Locate, in the data below, the line that contains "Output the Python" and the line that contains "y_ticks = [0, 20, 40, 60]"; reproduce exactly those two lines and every line between them, nothing more.

● ● ● ●

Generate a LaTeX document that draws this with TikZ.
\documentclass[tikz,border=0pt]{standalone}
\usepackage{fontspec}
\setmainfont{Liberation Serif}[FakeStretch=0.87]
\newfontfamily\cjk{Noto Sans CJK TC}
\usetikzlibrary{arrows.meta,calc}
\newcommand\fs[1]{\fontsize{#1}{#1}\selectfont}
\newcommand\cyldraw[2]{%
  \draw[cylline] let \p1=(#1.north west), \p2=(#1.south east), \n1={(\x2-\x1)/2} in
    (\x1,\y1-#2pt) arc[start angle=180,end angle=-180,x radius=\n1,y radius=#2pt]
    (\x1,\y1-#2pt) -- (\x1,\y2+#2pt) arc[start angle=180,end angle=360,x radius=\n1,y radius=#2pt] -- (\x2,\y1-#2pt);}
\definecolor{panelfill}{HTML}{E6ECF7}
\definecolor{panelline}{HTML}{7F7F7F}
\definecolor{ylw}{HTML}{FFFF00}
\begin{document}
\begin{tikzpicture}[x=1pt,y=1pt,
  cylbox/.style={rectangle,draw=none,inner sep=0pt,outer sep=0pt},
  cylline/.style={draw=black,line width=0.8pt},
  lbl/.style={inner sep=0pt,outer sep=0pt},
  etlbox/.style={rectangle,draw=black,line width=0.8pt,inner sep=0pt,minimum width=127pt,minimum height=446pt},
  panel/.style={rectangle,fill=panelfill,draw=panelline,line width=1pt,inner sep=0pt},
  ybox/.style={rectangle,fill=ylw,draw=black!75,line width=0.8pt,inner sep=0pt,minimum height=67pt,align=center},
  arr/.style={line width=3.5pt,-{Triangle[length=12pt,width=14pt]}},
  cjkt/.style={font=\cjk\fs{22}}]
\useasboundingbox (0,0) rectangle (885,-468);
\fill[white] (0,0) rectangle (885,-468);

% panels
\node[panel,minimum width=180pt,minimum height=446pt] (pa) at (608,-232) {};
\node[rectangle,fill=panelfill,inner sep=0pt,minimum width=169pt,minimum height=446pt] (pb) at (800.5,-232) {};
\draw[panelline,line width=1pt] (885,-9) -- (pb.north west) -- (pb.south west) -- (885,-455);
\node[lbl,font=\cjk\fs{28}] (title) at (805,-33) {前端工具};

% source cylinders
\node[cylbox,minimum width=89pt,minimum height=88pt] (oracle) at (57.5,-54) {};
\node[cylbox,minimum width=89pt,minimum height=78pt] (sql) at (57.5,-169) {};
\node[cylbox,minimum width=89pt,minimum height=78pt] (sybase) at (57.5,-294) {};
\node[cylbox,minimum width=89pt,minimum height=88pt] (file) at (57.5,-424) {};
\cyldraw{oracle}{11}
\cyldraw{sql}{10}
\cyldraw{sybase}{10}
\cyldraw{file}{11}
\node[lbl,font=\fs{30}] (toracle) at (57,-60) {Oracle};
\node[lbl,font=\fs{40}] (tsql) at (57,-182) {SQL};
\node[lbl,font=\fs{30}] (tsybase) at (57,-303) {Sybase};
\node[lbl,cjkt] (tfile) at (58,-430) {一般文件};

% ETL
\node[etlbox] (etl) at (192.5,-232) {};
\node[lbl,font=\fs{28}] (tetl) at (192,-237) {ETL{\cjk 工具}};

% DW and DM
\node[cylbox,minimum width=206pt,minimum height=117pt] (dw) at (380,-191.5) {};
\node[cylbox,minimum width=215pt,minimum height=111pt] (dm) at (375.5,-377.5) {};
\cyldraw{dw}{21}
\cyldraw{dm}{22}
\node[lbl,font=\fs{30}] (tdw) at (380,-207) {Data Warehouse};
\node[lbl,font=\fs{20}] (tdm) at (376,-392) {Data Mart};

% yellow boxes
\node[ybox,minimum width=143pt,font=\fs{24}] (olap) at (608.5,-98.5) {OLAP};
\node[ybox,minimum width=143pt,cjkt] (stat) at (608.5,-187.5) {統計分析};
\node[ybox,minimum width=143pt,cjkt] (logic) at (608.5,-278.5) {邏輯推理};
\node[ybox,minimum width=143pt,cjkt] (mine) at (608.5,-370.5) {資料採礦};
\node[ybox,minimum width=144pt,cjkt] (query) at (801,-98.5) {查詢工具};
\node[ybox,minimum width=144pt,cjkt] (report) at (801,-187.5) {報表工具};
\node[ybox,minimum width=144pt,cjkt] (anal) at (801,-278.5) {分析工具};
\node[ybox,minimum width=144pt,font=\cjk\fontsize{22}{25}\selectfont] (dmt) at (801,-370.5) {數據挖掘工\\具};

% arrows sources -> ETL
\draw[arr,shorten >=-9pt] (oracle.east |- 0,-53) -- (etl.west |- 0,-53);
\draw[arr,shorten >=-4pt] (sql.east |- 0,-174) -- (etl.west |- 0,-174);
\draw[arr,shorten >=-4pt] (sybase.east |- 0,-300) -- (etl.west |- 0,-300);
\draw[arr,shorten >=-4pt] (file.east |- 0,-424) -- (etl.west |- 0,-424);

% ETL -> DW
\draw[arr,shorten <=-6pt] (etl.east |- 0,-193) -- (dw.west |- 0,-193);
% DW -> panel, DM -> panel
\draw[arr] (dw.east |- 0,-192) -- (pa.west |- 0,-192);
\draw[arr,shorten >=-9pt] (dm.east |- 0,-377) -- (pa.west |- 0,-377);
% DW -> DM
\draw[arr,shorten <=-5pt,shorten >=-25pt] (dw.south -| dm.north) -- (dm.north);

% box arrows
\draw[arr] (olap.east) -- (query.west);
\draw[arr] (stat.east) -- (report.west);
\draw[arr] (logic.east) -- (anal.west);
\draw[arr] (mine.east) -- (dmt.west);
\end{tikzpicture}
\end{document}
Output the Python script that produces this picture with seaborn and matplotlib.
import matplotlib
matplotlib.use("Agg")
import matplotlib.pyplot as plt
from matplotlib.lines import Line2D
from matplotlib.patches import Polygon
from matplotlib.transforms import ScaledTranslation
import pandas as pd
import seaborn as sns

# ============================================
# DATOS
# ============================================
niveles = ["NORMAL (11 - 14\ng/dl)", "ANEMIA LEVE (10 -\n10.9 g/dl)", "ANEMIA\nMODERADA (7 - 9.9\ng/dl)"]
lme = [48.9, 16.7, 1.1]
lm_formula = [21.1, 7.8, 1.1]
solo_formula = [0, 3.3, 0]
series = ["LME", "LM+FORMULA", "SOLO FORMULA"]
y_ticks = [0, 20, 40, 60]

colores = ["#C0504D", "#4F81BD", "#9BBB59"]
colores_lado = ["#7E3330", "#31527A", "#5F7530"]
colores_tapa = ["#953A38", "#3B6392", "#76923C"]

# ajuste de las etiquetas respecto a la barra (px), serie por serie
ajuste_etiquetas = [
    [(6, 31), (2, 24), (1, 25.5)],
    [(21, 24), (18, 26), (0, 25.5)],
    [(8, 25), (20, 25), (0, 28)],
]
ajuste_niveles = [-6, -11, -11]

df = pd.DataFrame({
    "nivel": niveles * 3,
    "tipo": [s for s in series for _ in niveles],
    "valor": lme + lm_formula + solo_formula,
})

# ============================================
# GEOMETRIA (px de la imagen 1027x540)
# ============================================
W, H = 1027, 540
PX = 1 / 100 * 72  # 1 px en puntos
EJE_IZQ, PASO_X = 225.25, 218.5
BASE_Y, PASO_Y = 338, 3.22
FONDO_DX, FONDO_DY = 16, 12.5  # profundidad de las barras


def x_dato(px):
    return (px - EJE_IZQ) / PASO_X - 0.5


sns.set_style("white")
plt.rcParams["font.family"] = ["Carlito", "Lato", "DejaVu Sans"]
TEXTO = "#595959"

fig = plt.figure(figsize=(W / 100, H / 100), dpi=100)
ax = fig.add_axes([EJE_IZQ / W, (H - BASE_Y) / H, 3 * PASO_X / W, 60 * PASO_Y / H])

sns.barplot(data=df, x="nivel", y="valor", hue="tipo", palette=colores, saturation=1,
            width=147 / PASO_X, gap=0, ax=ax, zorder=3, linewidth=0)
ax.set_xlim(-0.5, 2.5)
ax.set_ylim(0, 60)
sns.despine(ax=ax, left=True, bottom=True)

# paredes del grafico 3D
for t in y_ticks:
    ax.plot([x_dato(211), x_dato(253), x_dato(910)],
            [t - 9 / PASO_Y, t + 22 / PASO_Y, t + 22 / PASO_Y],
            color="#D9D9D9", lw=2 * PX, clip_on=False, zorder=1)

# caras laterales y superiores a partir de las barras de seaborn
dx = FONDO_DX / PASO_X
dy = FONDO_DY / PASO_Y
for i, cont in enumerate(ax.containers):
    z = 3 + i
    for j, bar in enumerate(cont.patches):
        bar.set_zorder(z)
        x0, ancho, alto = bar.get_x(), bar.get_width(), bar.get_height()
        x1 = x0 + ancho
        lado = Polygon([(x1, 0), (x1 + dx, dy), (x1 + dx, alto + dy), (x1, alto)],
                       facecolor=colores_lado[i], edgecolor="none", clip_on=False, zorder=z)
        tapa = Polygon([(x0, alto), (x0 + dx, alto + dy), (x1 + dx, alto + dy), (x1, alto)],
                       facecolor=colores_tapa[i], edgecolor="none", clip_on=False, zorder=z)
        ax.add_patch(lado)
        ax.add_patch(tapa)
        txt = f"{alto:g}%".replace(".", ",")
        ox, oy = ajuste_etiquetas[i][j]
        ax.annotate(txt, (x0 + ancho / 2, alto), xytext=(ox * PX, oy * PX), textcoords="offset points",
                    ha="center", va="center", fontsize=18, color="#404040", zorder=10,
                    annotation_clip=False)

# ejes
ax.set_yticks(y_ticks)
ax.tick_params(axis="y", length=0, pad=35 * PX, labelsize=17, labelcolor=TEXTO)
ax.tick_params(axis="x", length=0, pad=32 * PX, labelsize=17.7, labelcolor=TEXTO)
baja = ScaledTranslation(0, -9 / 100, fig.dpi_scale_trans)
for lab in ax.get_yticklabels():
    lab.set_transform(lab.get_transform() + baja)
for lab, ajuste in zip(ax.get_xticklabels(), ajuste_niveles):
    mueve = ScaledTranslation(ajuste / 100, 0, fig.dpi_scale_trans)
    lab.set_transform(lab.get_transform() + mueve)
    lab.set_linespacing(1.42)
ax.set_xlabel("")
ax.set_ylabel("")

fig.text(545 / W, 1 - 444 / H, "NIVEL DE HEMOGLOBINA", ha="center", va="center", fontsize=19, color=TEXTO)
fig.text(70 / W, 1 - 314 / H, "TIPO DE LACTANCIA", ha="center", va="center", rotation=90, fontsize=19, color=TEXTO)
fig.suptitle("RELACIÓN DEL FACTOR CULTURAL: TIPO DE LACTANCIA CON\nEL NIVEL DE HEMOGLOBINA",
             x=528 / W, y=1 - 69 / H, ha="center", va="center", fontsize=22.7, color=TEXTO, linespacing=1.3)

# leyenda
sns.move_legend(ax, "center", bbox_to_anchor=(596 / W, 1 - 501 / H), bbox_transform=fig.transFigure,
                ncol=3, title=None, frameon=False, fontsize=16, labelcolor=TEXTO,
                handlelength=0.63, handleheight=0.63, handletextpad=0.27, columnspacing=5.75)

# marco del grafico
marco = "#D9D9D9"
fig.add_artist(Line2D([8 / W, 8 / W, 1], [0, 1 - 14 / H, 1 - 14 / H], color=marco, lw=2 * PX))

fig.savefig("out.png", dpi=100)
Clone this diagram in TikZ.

● ● ● ●

▶ _Exercise result_
Output the Python script that produces this picture with seaborn and matplotlib.
import matplotlib
matplotlib.use("Agg")
import matplotlib.pyplot as plt
from matplotlib.lines import Line2D
from matplotlib.patches import Polygon
from matplotlib.transforms import ScaledTranslation
import pandas as pd
import seaborn as sns

# ============================================
# DATOS
# ============================================
niveles = ["NORMAL (11 - 14\ng/dl)", "ANEMIA LEVE (10 -\n10.9 g/dl)", "ANEMIA\nMODERADA (7 - 9.9\ng/dl)"]
lme = [48.9, 16.7, 1.1]
lm_formula = [21.1, 7.8, 1.1]
solo_formula = [0, 3.3, 0]
series = ["LME", "LM+FORMULA", "SOLO FORMULA"]
y_ticks = [0, 20, 40, 60]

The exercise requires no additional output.